Der Streit um die Verteilung der Hilfsgüter in Gaza wird durch die israelische Blockadepolitik und nicht zuletzt durch die Europäische Union angeheizt. Die hat ihre Hilfe für Gaza an die Bedingung geknüpft, daß die Hilfsgüter nicht von der Hamas verteilt werden dürften, sondern nur von der Palästinenserbehörde von Mahmud Abbas. Der Konflikt zwischen Fatah und Hamas wird damit weiter verschärft.

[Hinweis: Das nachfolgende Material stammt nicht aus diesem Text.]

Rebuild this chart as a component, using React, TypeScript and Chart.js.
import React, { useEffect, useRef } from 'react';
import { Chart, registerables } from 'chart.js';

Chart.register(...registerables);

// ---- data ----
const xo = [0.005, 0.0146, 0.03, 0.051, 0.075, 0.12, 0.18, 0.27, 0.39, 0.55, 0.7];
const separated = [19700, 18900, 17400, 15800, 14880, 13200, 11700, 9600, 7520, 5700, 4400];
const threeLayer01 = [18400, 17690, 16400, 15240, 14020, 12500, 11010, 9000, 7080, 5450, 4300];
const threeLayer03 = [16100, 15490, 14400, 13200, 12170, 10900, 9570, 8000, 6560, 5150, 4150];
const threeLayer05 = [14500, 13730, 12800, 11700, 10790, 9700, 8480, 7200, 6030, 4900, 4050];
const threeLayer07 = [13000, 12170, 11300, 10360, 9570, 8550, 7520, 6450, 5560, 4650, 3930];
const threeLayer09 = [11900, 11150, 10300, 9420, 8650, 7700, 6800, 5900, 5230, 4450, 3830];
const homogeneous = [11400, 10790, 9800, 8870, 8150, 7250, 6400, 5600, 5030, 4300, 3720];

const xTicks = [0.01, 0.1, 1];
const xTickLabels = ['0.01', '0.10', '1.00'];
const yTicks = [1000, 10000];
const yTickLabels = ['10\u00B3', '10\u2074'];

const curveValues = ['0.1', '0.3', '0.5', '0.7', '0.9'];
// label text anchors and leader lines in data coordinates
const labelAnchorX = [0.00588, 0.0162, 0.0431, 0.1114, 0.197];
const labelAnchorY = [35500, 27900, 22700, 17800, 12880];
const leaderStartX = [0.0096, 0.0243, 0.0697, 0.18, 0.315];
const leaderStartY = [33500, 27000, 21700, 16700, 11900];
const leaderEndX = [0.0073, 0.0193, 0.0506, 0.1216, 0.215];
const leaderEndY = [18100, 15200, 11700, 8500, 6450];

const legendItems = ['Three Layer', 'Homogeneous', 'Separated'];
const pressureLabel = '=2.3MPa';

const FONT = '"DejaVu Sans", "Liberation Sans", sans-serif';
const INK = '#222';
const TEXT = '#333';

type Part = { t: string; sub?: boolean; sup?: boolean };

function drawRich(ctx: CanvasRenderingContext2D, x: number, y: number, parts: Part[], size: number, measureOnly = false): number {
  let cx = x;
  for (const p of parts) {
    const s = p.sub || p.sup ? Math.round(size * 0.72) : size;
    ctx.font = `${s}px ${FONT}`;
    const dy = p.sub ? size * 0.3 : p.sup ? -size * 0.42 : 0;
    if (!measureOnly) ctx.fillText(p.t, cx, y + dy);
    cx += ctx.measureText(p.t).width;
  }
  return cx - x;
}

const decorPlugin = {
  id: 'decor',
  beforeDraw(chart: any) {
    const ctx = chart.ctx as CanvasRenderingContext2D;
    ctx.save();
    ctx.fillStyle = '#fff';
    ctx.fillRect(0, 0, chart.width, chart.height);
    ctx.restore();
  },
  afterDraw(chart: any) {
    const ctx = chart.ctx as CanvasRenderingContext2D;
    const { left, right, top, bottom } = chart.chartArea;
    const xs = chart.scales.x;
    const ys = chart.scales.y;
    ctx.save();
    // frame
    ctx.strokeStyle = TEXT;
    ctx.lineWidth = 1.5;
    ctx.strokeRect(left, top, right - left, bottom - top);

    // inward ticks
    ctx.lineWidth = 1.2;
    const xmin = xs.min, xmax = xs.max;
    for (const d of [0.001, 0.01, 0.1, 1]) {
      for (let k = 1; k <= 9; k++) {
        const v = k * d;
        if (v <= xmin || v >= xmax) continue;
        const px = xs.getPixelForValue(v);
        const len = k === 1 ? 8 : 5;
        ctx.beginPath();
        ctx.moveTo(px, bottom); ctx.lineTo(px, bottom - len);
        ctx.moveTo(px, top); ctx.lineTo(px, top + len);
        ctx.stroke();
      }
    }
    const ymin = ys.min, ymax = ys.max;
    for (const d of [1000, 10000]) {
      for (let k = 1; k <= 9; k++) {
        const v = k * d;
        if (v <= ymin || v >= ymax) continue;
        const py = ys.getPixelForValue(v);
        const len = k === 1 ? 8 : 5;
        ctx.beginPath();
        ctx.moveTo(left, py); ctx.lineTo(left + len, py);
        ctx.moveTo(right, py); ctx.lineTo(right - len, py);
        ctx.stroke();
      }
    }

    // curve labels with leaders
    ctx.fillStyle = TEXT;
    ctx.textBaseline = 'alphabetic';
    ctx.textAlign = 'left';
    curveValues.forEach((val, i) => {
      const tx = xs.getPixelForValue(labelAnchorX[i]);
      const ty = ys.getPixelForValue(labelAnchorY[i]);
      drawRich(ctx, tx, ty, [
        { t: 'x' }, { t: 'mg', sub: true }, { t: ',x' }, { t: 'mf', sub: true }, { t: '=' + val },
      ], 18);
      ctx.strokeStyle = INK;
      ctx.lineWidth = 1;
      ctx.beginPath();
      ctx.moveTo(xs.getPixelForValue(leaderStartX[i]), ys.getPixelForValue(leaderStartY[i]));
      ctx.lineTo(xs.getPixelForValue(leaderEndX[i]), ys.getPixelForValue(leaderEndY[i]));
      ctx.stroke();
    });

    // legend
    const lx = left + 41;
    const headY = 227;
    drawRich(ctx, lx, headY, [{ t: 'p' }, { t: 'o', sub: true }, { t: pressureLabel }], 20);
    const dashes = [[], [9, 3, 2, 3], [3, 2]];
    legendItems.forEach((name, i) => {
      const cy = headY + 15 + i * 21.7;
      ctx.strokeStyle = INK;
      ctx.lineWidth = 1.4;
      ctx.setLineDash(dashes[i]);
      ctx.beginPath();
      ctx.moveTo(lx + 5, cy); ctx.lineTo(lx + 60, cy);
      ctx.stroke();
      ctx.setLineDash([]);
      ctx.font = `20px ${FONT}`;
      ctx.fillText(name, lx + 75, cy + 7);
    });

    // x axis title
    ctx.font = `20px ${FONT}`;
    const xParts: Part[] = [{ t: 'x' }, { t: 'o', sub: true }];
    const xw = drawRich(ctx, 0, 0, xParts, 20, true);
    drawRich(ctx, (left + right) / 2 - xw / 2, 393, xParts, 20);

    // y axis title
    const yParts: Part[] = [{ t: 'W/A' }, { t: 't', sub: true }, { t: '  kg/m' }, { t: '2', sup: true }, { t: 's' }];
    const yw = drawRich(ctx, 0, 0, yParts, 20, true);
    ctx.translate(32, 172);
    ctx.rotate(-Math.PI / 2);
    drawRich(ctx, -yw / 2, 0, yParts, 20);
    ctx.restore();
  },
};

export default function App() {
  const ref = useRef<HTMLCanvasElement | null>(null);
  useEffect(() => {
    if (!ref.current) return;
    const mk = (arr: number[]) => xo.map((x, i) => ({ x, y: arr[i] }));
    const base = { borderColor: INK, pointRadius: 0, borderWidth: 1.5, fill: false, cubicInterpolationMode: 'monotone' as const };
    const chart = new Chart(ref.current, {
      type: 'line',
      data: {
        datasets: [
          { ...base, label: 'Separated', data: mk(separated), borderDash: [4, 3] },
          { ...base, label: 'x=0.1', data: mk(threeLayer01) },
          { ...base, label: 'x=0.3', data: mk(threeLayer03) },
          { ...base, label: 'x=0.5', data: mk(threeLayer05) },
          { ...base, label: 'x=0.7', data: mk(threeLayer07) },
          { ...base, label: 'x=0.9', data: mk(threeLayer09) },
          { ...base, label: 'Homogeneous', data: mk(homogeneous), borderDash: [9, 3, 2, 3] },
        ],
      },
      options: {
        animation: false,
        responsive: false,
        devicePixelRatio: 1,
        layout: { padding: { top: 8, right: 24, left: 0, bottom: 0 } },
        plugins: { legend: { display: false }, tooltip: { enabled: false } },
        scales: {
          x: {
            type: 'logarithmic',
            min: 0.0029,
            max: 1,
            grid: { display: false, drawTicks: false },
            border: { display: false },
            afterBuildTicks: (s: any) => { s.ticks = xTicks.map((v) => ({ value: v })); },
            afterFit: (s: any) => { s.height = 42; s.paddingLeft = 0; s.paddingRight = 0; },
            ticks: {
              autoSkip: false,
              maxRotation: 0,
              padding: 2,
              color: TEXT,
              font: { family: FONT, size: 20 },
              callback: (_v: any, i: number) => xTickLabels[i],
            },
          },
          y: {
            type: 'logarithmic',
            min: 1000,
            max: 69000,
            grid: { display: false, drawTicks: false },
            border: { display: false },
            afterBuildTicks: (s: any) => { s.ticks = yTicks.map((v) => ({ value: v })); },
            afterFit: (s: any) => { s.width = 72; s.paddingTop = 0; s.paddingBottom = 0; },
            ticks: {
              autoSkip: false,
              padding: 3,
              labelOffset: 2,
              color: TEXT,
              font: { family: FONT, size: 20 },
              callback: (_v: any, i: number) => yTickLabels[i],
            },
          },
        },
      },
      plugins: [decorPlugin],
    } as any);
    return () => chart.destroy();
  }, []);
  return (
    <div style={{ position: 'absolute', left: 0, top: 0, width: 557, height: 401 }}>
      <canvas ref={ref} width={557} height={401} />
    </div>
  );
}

Durch den Streit gerät die katastrophale Lage im Gazastreifen in den westlichen Medien in den Hintergrund. In der gleichen Erklärung, in der die UN die Beschlagnahme der Hilfsgüter durch Hamas-Polizei verurteilten, wurde auch über eine erste Bestandsaufnahme des UN-Entwicklungsprogramms (UNDP) in Gaza informiert. Mehr als 14000 Wohnungen, 68 Regierungsgebäude und 31 Gebäude von Nichtregierungsorganisationen seien durch die israelischen Angriffe ganz oder teilweise zerstört worden, 600000 Tonnen Betontrümmer müßten beseitigt werden. Das habe »oberste Priorität«, so der UNDP-Beauftragte für die besetzten palästinensischen Gebiete, Jens Toyberg-Frandzen. Die Trümmer seien extrem gefährlich für die Bevölkerung, weil sie mit »giftigem und schädlichem Material vermischt (sind) und nichtexplodierte Munition enthalten« könnten. Die Beseitigung der Trümmer sei die Voraussetzung dafür, daß »grundlegende humanitäre und soziale Dienste« für die Bevölkerung wiederhergestellt werden könnten. Doch weiterhin läßt Israel nur einen Bruchteil der benötigten Hilfsgüter, Waren, Baumaterial und -maschinen die Grenzen passieren. Besonders technische Geräte werden blockiert, weil diese laut Israel »zur Waffenproduktion« benutzt werden könnten. Ein libanesisches Schiff mit 60 Tonnen Hilfsgütern, das am Dienstag von Larnaka (Zypern) aus nach Gaza aufgebrochen war, wurde von der israelischen Marine gestoppt. Die Organisatoren des Hilfstransports, die »Nationale Initiative für ein Ende der Blockade des Gazastreifens«, beschuldigte die israelische Marine, in Richtung des Schiffes geschossen zu haben. Dann seien israelische Soldaten an Bord gegangen, woraufhin der Kontakt zum Schiff abgebrochen sei. Der libanesische Fernsehsender NTV und Al-Dschasira aus Katar, die Korrespondenten an Bord haben, berichteten, die Soldaten hätten Passagiere geschlagen. An Bord des Schiffes sollen unter anderem mehrere Tonnen Medikamente, Lebensmittel, Spielzeug, Kleidung und Blutkonserven sein.